══ Collected data

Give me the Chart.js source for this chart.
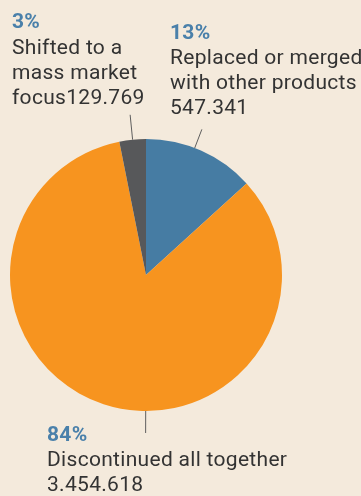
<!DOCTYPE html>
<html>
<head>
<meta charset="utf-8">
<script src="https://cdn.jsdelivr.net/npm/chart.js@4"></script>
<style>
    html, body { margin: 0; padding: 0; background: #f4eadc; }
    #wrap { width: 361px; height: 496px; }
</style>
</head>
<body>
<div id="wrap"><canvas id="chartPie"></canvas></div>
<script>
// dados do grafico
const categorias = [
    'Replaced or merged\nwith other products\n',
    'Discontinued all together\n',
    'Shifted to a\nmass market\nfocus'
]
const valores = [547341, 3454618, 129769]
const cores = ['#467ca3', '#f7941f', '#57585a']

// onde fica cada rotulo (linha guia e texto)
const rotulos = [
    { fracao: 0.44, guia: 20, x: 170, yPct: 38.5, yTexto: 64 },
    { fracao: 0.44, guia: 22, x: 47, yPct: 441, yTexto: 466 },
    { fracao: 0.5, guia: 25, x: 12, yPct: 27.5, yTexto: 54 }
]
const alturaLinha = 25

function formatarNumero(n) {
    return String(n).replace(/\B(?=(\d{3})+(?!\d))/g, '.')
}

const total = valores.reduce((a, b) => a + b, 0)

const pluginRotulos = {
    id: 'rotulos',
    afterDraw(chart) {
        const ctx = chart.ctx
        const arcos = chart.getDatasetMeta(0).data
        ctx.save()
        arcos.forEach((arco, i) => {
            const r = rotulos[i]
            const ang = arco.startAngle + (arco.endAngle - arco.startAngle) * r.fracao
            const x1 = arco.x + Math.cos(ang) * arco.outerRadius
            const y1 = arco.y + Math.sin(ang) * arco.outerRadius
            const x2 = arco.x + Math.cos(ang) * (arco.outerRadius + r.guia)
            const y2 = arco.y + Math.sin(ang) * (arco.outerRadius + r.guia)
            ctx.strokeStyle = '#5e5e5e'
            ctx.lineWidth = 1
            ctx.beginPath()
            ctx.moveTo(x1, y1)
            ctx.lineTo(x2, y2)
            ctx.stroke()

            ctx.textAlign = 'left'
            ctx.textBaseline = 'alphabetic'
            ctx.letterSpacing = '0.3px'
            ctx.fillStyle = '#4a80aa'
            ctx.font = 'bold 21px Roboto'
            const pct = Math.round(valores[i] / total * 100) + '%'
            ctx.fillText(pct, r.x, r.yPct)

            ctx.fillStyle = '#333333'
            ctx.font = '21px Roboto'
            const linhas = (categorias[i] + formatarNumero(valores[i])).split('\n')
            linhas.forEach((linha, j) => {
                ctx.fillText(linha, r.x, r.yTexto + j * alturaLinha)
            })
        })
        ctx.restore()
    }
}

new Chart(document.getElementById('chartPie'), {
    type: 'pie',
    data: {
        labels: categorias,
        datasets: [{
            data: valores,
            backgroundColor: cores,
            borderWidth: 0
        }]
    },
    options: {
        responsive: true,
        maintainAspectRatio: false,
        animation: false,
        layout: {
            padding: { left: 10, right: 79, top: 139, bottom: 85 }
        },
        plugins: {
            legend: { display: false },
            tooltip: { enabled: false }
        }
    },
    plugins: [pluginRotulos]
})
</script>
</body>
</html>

════

Directive: From the top of the listing above, repeat each line exactly until you reach the line containing "ctx.stroke()", and repeat that one too. Leave the pictures out.

Reply to the task:
Give me the Chart.js source for this chart.
<!DOCTYPE html>
<html>
<head>
<meta charset="utf-8">
<script src="https://cdn.jsdelivr.net/npm/chart.js@4"></script>
<style>
    html, body { margin: 0; padding: 0; background: #f4eadc; }
    #wrap { width: 361px; height: 496px; }
</style>
</head>
<body>
<div id="wrap"><canvas id="chartPie"></canvas></div>
<script>
// dados do grafico
const categorias = [
    'Replaced or merged\nwith other products\n',
    'Discontinued all together\n',
    'Shifted to a\nmass market\nfocus'
]
const valores = [547341, 3454618, 129769]
const cores = ['#467ca3', '#f7941f', '#57585a']

// onde fica cada rotulo (linha guia e texto)
const rotulos = [
    { fracao: 0.44, guia: 20, x: 170, yPct: 38.5, yTexto: 64 },
    { fracao: 0.44, guia: 22, x: 47, yPct: 441, yTexto: 466 },
    { fracao: 0.5, guia: 25, x: 12, yPct: 27.5, yTexto: 54 }
]
const alturaLinha = 25

function formatarNumero(n) {
    return String(n).replace(/\B(?=(\d{3})+(?!\d))/g, '.')
}

const total = valores.reduce((a, b) => a + b, 0)

const pluginRotulos = {
    id: 'rotulos',
    afterDraw(chart) {
        const ctx = chart.ctx
        const arcos = chart.getDatasetMeta(0).data
        ctx.save()
        arcos.forEach((arco, i) => {
            const r = rotulos[i]
            const ang = arco.startAngle + (arco.endAngle - arco.startAngle) * r.fracao
            const x1 = arco.x + Math.cos(ang) * arco.outerRadius
            const y1 = arco.y + Math.sin(ang) * arco.outerRadius
            const x2 = arco.x + Math.cos(ang) * (arco.outerRadius + r.guia)
            const y2 = arco.y + Math.sin(ang) * (arco.outerRadius + r.guia)
            ctx.strokeStyle = '#5e5e5e'
            ctx.lineWidth = 1
            ctx.beginPath()
            ctx.moveTo(x1, y1)
            ctx.lineTo(x2, y2)
            ctx.stroke()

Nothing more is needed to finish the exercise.